Liquidator Kieran Wallace of KPMG is rehiring 14 and possibly 15 to manage the firm’s wind-up.

The employees are also apoplectic that 21 staff (it was said by the firm to be 25 on Monday) are moving to rival stockbroker Davy following its purchase of two of the businesses, when some staff with more than 10 years’ service are leaving with virtually nothing.

They were also angry to learn from the affidavit of partner Patrick Dempsey in the liquidation petition to the High Court on Thursday that the firm made €5 million in “profit available to partners” in 2009. Early that year staff were asked by the firm’s partners to take voluntary pay cuts of up to 20 per cent.

What a mess.

Are we there yet, Appleby and DPP?

The investigations into Anglo Irish Bank have been “almost complete” for more than a year now, so yesterday’s pronouncements from the Director of Corporate Enforcement and the Minister for Justice that the investigations were almost there shouldn’t lead to national euphoria.

Corporate enforcer Paul Appleby was asked about Mr Justice Peter Kelly’s comments earlier this year concerning the slow pace of the investigation. It was “a matter of some understandable disappointment”, he said, but he hoped the judge would be happy with the progress made when the ODCE is in court again on July 28th.

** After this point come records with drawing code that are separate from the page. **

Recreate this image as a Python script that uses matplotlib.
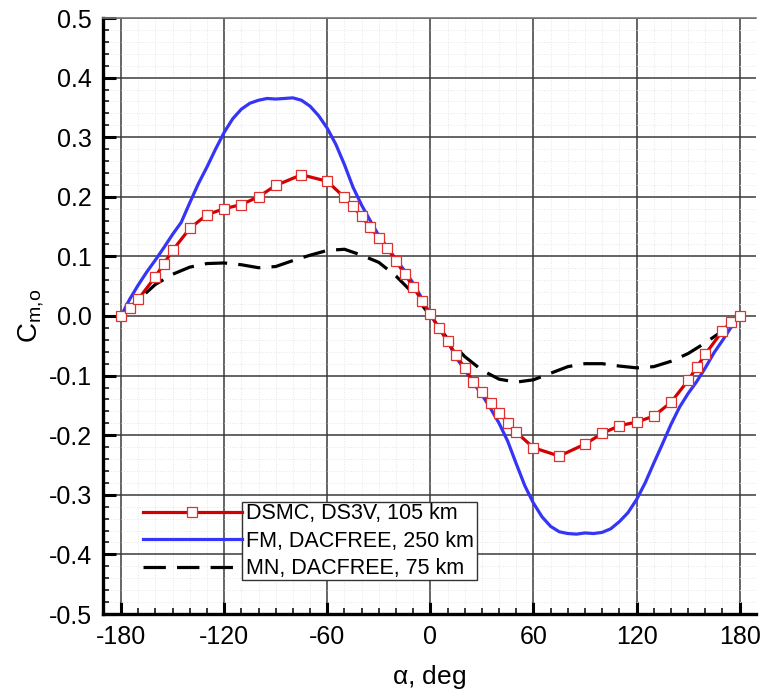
import numpy as np
import matplotlib
matplotlib.use("Agg")
import matplotlib.pyplot as plt
from matplotlib.patches import Rectangle
from matplotlib.ticker import MultipleLocator, FormatStrFormatter

plt.rcParams['font.family'] = ['Liberation Sans', 'DejaVu Sans']
plt.rcParams['axes.unicode_minus'] = False
plt.rcParams['mathtext.default'] = 'regular'

# DSMC, DS3V, 105 km (symbols)
dsmc_alpha = [-180, -175, -170, -160, -155, -150, -140, -130, -120, -110, -100, -90, -75, -60,
              -50, -45, -40, -35, -30, -25, -20, -15, -10, -5, 0, 5, 10, 15, 20, 25, 30, 35,
              40, 45, 50, 60, 75, 90, 100, 110, 120, 130, 140, 150, 155, 160, 170, 175, 180]
dsmc_cm = [0.0, 0.013, 0.028, 0.066, 0.088, 0.110, 0.147, 0.170, 0.180, 0.187, 0.200, 0.219,
           0.237, 0.226, 0.199, 0.184, 0.167, 0.149, 0.131, 0.114, 0.092, 0.071, 0.049, 0.026,
           0.003, -0.020, -0.042, -0.066, -0.087, -0.111, -0.128, -0.146, -0.162, -0.179,
           -0.195, -0.221, -0.235, -0.215, -0.197, -0.184, -0.178, -0.168, -0.145, -0.108,
           -0.086, -0.064, -0.025, -0.010, 0.0]

# FM, DACFREE, 250 km
fm_alpha = [-180, -175, -170, -165, -160, -155, -150, -145, -140, -135, -130, -125, -120, -115,
            -110, -105, -100, -95, -90, -85, -80, -75, -70, -65, -60, -55, -50, -45, -40, -35,
            -30, -25, -20, -15, -10, -5, 0, 5, 10, 15, 20, 25, 30, 35, 40, 45, 50, 55, 60, 65,
            70, 75, 80, 85, 90, 95, 100, 105, 110, 115, 120, 125, 130, 135, 140, 145, 150, 155,
            160, 165, 170, 175, 180]
fm_cm = [0.0, 0.028, 0.052, 0.074, 0.094, 0.115, 0.137, 0.157, 0.190, 0.222, 0.250, 0.280,
         0.308, 0.331, 0.347, 0.357, 0.362, 0.365, 0.364, 0.365, 0.366, 0.362, 0.352, 0.336,
         0.315, 0.288, 0.254, 0.216, 0.186, 0.160, 0.135, 0.115, 0.095, 0.076, 0.055, 0.030,
         0.002, -0.020, -0.042, -0.070, -0.090, -0.112, -0.132, -0.155, -0.180, -0.210,
         -0.248, -0.285, -0.314, -0.337, -0.353, -0.362, -0.365, -0.366, -0.364, -0.365,
         -0.363, -0.357, -0.345, -0.330, -0.308, -0.280, -0.247, -0.215, -0.182, -0.153,
         -0.130, -0.110, -0.087, -0.062, -0.041, -0.019, 0.0]

# MN, DACFREE, 75 km
mn_alpha = [-180, -170, -160, -150, -140, -130, -120, -110, -100, -90, -80, -70, -60, -50,
            -40, -30, -20, -10, 0, 10, 20, 30, 40, 50, 60, 70, 80, 90, 100, 110, 120, 130,
            140, 150, 160, 170, 180]
mn_cm = [0.0, 0.027, 0.053, 0.070, 0.082, 0.088, 0.089, 0.086, 0.081, 0.083, 0.093, 0.102,
         0.110, 0.112, 0.102, 0.090, 0.067, 0.038, 0.0, -0.038, -0.068, -0.091, -0.106, -0.111,
         -0.107, -0.096, -0.085, -0.080, -0.080, -0.084, -0.087, -0.085, -0.076, -0.063,
         -0.045, -0.025, 0.0]

fig = plt.figure(figsize=(7.64, 6.98), dpi=100)
ax = fig.add_axes([103 / 764, 1 - 614 / 698, 653 / 764, 596 / 698])

ax.plot(dsmc_alpha, dsmc_cm, color='#d20000', lw=2.3, marker='s', ms=7,
        mfc='white', mec='#e03030', mew=0.9, label='DSMC, DS3V, 105 km', zorder=4)
ax.plot(fm_alpha, fm_cm, color='#3535f5', lw=2.3, label='FM, DACFREE, 250 km', zorder=3)
ax.plot(mn_alpha, mn_cm, color='black', lw=2.3, dashes=(7, 3.5),
        label='MN, DACFREE, 75 km', zorder=3)

ax.set_xlim(-190.5, 189.5)
ax.set_ylim(-0.5, 0.5)
ax.xaxis.set_major_locator(MultipleLocator(60))
ax.xaxis.set_minor_locator(MultipleLocator(10))
ax.yaxis.set_major_locator(MultipleLocator(0.1))
ax.yaxis.set_minor_locator(MultipleLocator(0.02))
ax.yaxis.set_major_formatter(FormatStrFormatter('%.1f'))

ax.grid(which='major', color='#3a3a3a', lw=1.1)
ax.grid(which='minor', color='#e6e6e6', lw=0.7, ls=':')
ax.set_axisbelow(True)

ax.spines['right'].set_visible(False)
ax.spines['top'].set_color('#777777')
ax.spines['top'].set_linewidth(1.2)
for s in ['left', 'bottom']:
    ax.spines[s].set_linewidth(2.4)
    ax.spines[s].set_color('black')

ax.tick_params(which='major', direction='in', length=9, width=2.2, labelsize=18, pad=8,
               top=False, right=False)
ax.tick_params(which='minor', direction='in', length=4.5, width=1.1, top=False, right=False)

ax.set_xlabel(r'$\alpha$, deg', fontsize=19, labelpad=10)
ax.set_ylabel(r'$C_{m,\!o}$', fontsize=20, labelpad=2)

leg = ax.legend(loc='upper left', bbox_to_anchor=(0.061, 0.186), frameon=False,
                fontsize=15.5, handlelength=4.6, handletextpad=0.2, labelspacing=0.3,
                borderpad=0, borderaxespad=0, numpoints=1)

fig.canvas.draw()
r = fig.canvas.get_renderer()
bbs = [t.get_window_extent(r) for t in leg.get_texts()]
x0 = min(b.x0 for b in bbs) - 4
x1 = max(b.x1 for b in bbs) + 3
y0 = min(b.y0 for b in bbs) - 1
y1 = max(b.y1 for b in bbs) + 1
inv = ax.transAxes.inverted()
(ax0, ay0), (ax1, ay1) = inv.transform([(x0, y0), (x1, y1)])
ax.add_patch(Rectangle((ax0, ay0), ax1 - ax0, ay1 - ay0, transform=ax.transAxes,
                       facecolor='white', edgecolor='#333333', lw=1.0, zorder=4.5))
leg.set_zorder(5)

fig.savefig('out.png', dpi=100)
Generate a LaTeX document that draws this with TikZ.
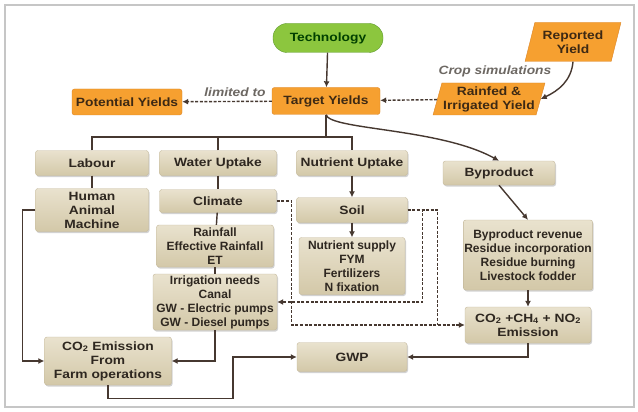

Appleby requires High Court approval to retain files seized from the bank for his investigation.

It has been 40 months since that famous Garda raid on Anglo’s offices on St Stephen’s Green in Dublin, and the only real public progress reports that investigators give is on the number of files and volume of documents sent to the Director of Public Prosecutions, Claire Loftus.

Appleby said that “a very substantial amount of material had gone to the DPP’s office”. This comprised about 150 lever-arch files of documents from the ODCE and the Garda, he said. The DPP was “very much engaged in evaluating that material” and was taking legal advice, he added.

About a third of the ODCE’s staff, or 16 officials, are working on the investigation.

Minister for Enterprise Richard Bruton welcomed the fact that Appleby had sent nine files to the DPP but said the matter was now in the DPP’s hands, and Loftus was “legally independent and it is for her to decide what, if any action, she considers appropriate”.

So now this political hot potato has been passed to the DPP. Loftus’s lawyers told the High Court last January that her office might decide within weeks whether to bring charges arising from the Anglo investigations.

Weeks have turned into months and no charges have yet been brought. The waiting game on Anglo prosecutions continues.